Digital World Acquisition Corporation, in a filing on Monday, stated that it has reached “an agreement in principle” with the US Securities and Exchange Commission’s division of enforcement. However, this settlement is subject to SEC approval and will only be paid if the merger with Trump Media & Technology Group is finalized.

As part of the agreement, DWAC will enter into a cease-and-desist order, acknowledging the company’s violation of certain antifraud provisions. The violations concern statements, agreements, and omissions made in connection with the IPO and discussions with TMTG regarding the proposed business combination.

The SEC had been investigating whether DWAC violated securities laws by engaging in talks with TMTG before going public. Typically, special purpose acquisition companies (Spacs) like DWAC are required to disclose such discussions to investors prior to their market debut.

DWAC became a listed company in September 2021 and soon after announced its merger with TMTG, which operates Trump’s Truth Social media platform. However, a whistleblower complaint filed by a former executive at Trump’s media group raised allegations of “fraudulent misrepresentations” by the Spac regarding their discussions with the former president’s business prior to the IPO.

A settlement with the SEC could remove a significant hurdle for the DWAC-TMTG deal, but recent indications suggest disagreements between the two parties themselves.
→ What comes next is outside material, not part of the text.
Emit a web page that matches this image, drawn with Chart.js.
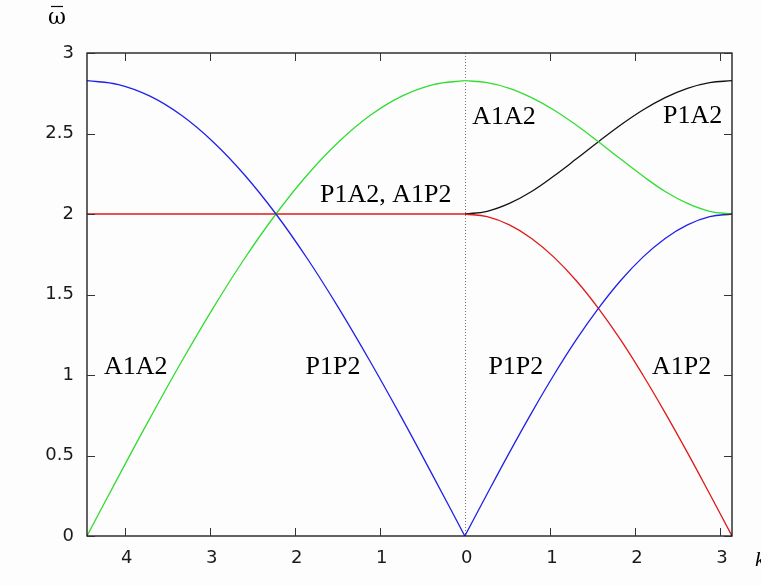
<!DOCTYPE html>
<html>
<head>
<meta charset="utf-8">
<script src="https://cdn.jsdelivr.net/npm/chart.js@4.4.1/dist/chart.umd.min.js"></script>
<style>
  html, body { margin: 0; padding: 0; background: #fdfdfd; }
  #plot { display: block; }
</style>
</head>
<body>
<canvas id="plot" width="761" height="586"></canvas>
<script>
// wave vector along the left branch (runs from -pi*sqrt2 up to 0) and the right branch (0 to pi)
const leftK = [-4.443, -4.073, -3.702, -3.332, -2.962, -2.592, -2.221, -1.851, -1.481, -1.111, -0.740, -0.370, 0];
const rightK = [0, 0.262, 0.524, 0.785, 1.047, 1.309, 1.571, 1.833, 2.094, 2.356, 2.618, 2.880, 3.142];

// left branch frequencies
const leftA1A2 = [0, 0.369, 0.732, 1.082, 1.414, 1.722, 2.000, 2.244, 2.449, 2.613, 2.732, 2.804, 2.828];
const leftP1P2 = [2.828, 2.804, 2.732, 2.613, 2.449, 2.244, 2.000, 1.722, 1.414, 1.082, 0.732, 0.369, 0];
const leftMixed = [2, 2, 2, 2, 2, 2, 2, 2, 2, 2, 2, 2, 2];

// right branch frequencies
const rightA1A2 = [2.828, 2.816, 2.781, 2.723, 2.646, 2.553, 2.449, 2.341, 2.236, 2.140, 2.066, 2.017, 2.000];
const rightP1A2 = [2.000, 2.017, 2.066, 2.140, 2.236, 2.341, 2.449, 2.553, 2.646, 2.723, 2.781, 2.816, 2.828];
const rightP1P2 = [0, 0.261, 0.518, 0.765, 1.000, 1.218, 1.414, 1.587, 1.732, 1.848, 1.932, 1.983, 2.000];
const rightA1P2 = [2.000, 1.983, 1.932, 1.848, 1.732, 1.587, 1.414, 1.218, 1.000, 0.765, 0.518, 0.261, 0];

const xTicks = [-4, -3, -2, -1, 0, 1, 2, 3];
const yTicks = [0, 0.5, 1, 1.5, 2, 2.5, 3];

// branch names written inside the plot
const branchLabels = [
  { text: 'A1A2', k: -3.87, w: 1.05 },
  { text: 'P1P2', k: -1.55, w: 1.05 },
  { text: 'P1P2', k: 0.60, w: 1.05 },
  { text: 'A1P2', k: 2.55, w: 1.05 },
  { text: 'A1A2', k: 0.46, w: 2.60 },
  { text: 'P1A2', k: 2.68, w: 2.61 },
  { text: 'P1A2, A1P2', k: -0.93, w: 2.12 }
];

const BLUE = '#2020e8';
const GREEN = '#30dd30';
const RED = '#e01818';
const BLACK = '#111111';

function pts(xs, ys) {
  return xs.map((x, i) => ({ x: x, y: ys[i] }));
}

function curve(data, color) {
  return {
    data: data,
    borderColor: color,
    borderWidth: 1.3,
    pointRadius: 0,
    fill: false,
    tension: 0.4
  };
}

// frame, inward ticks, tick labels, the dotted k=0 line and text
const framePlugin = {
  id: 'frame',
  beforeDatasetsDraw(chart) {
    const ctx = chart.ctx;
    const xs = chart.scales.x, ys = chart.scales.y;
    const x0 = xs.getPixelForValue(0);
    ctx.save();
    ctx.strokeStyle = '#777';
    ctx.lineWidth = 1;
    ctx.setLineDash([1, 2]);
    ctx.beginPath();
    ctx.moveTo(Math.round(x0) + 0.5, ys.getPixelForValue(3));
    ctx.lineTo(Math.round(x0) + 0.5, ys.getPixelForValue(0));
    ctx.stroke();
    ctx.restore();
  },
  afterDatasetsDraw(chart) {
    const ctx = chart.ctx;
    const a = chart.chartArea;
    const xs = chart.scales.x, ys = chart.scales.y;
    ctx.save();
    ctx.strokeStyle = '#111';
    ctx.lineWidth = 1.3;
    ctx.strokeRect(a.left, a.top, a.right - a.left, a.bottom - a.top);

    ctx.strokeStyle = '#333';
    ctx.lineWidth = 1;
    ctx.beginPath();
    xTicks.forEach(v => {
      if (v === 0) return;
      const px = Math.round(xs.getPixelForValue(v)) + 0.5;
      ctx.moveTo(px, a.bottom); ctx.lineTo(px, a.bottom - 8);
      ctx.moveTo(px, a.top); ctx.lineTo(px, a.top + 8);
    });
    yTicks.forEach(v => {
      const py = Math.round(ys.getPixelForValue(v)) + 0.5;
      ctx.moveTo(a.left, py); ctx.lineTo(a.left + 8, py);
      ctx.moveTo(a.right, py); ctx.lineTo(a.right - 8, py);
    });
    ctx.stroke();

    ctx.fillStyle = '#1a1a1a';
    ctx.font = '18px "DejaVu Sans"';
    ctx.textAlign = 'right';
    ctx.textBaseline = 'middle';
    yTicks.forEach(v => {
      ctx.fillText(String(v), a.left - 13, ys.getPixelForValue(v));
    });
    ctx.textAlign = 'center';
    xTicks.forEach(v => {
      ctx.fillText(String(Math.abs(v)), xs.getPixelForValue(v) + 2, a.bottom + 22);
    });

    ctx.fillStyle = '#000';
    ctx.font = '26px "Liberation Serif"';
    ctx.textAlign = 'center';
    ctx.textBaseline = 'middle';
    branchLabels.forEach(l => {
      ctx.fillText(l.text, xs.getPixelForValue(l.k), ys.getPixelForValue(l.w));
    });

    // axis titles: omega with a bar over it, and k cut off at the right edge
    ctx.font = '22px "DejaVu Serif"';
    ctx.fillText('\u03C9', 57, 18);
    ctx.strokeStyle = '#000';
    ctx.lineWidth = 1.2;
    ctx.beginPath();
    ctx.moveTo(51, 6.5); ctx.lineTo(63, 6.5);
    ctx.stroke();
    ctx.font = 'italic 22px "Liberation Serif"';
    ctx.textAlign = 'left';
    ctx.fillText('k', 755, 560);
    ctx.restore();
  }
};

new Chart(document.getElementById('plot'), {
  type: 'line',
  data: {
    datasets: [
      curve(pts(leftK, leftP1P2), BLUE),
      curve(pts(leftK, leftA1A2), GREEN),
      curve(pts(leftK, leftMixed), RED),
      curve(pts(rightK, rightP1P2), BLUE),
      curve(pts(rightK, rightA1P2), RED),
      curve(pts(rightK, rightA1A2), GREEN),
      curve(pts(rightK, rightP1A2), BLACK)
    ]
  },
  options: {
    responsive: false,
    animation: false,
    layout: { padding: { left: 87, right: 29, top: 53, bottom: 50 } },
    plugins: { legend: { display: false }, tooltip: { enabled: false } },
    scales: {
      x: { type: 'linear', min: -4.443, max: 3.142, display: false },
      y: { type: 'linear', min: 0, max: 3, display: false }
    }
  },
  plugins: [framePlugin]
});
</script>
</body>
</html>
DWAC is seeking approval from shareholders to extend the deadline to complete the transaction by one year, but TMTG has informed the company that it is only bound by the terms of the merger agreement until the current deadline, according to the filing.

The Spac also noted that there have been delays in providing various deliverables required to finalize the business combination from Trump’s business.

The SEC has not yet responded to a request for comment on the potential settlement.

Recently, three individuals associated with DWAC, including a former board member, were charged with insider trading by the US attorney in Manhattan. The SEC has also filed a civil claim against these individuals, citing communications from as early as June 2021 referring to DWAC as the “Trump Spac”.